I met the main character in my love story last Friday night at the VFW in Florence. Or some might say, I accosted her.
Earlier that week, my intern Shannon Grossman completed her review of the manuscript, Unleashing the Sun. (You will hear more about this soon.) One piece of feedback Shannon had for me is that she couldn’t quite picture Roxie Rogers, the main character. I had to admit, Roxie was not all that clear in my mind either.
So, I started thinking more about Roxie. What exactly did she look like? Were her teeth straight? Any gaps? What was the exact color and length of her hair? I had a vague notion of it all, but nothing clearly defined.
Friday night, I went out to see my friend Mike Hooker of Kiss Me Florence at the VFW with my friend Becky and Mike’s wife, Jeanne. Sometime around 8 p.m., in walked Roxie through the front door, and I recognized her immediately.
She was a brunette with shoulder length, wavy hair pulled back in an 80s-like hairband. (I was also instantly aware that Roxie has a collection of such hairbands.) The stand-in Roxie had round dangling earrings, brown eyes, and full, flushed cheeks. What caught my attention, though, were her bright eyes and exuberance.
This Roxie person took to the dance floor with some friends of hers right in front of me.
“She looks like my main character,” I whispered to Becky, because the band’s volume was just right that night, and one could actually whisper in an ear and be heard. “I’m going to take her picture so I can describe her.”

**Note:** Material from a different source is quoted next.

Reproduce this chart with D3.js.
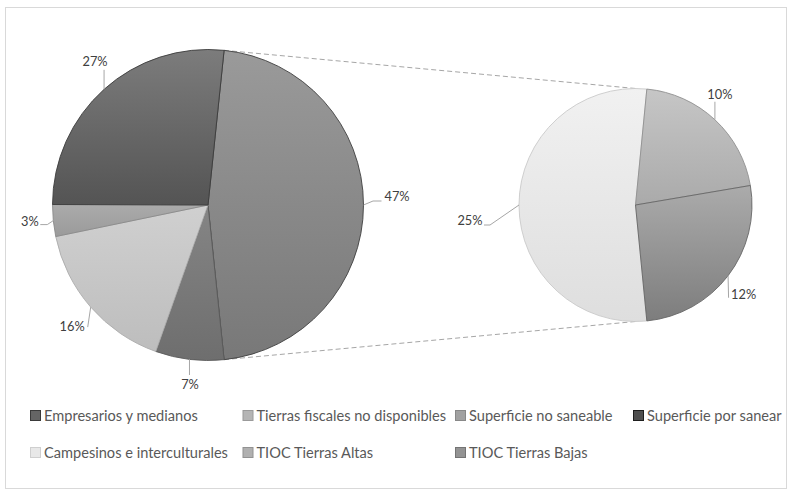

But this Roxie stand-in was so full of life and energy—just like my Roxie—that all my attempts resulted in shots of the back of her head. When the song ended, my Roxie moved again to the back of the room.
“That’s so frustrating!” I said to Becky.
“Go tell her who you are and what you’re doing and ask her if you can take a picture,” Becky said.
So I did. I explained to this stranger in the hairband that I’m a writer working on a love story, and that she looks just like my protagonist, who I have been having trouble describing with any clarity. I asked if I could take her photo.
“Who are you again?” I gave her my business card, and explained a second time.
“Will I see my photo on the Internet or some other weird place?” she asked me.
I said no. (So that’s why the photo you see here is not her; it’s Mike, talking up his audience.)
“OK then, sure,” she said. I snapped a quick photo and now can’t wait to go back in the manuscript and weave in Roxie’s look and her affection for hairbands. Shannon had other feedback I am excited to tackle as well. I will go through the book and add this kind of depth when Judy Kelliher and I go on a writing retreat in New Hampshire the first weekend in April.
Before I left that night, I said goodbye to my new friend, and I told her the character’s name is “Roxie.”
“Cool,” she said, adding, “My name is Sue.”
I will never be able to look at her photo and think “Sue.” And that is a good thing!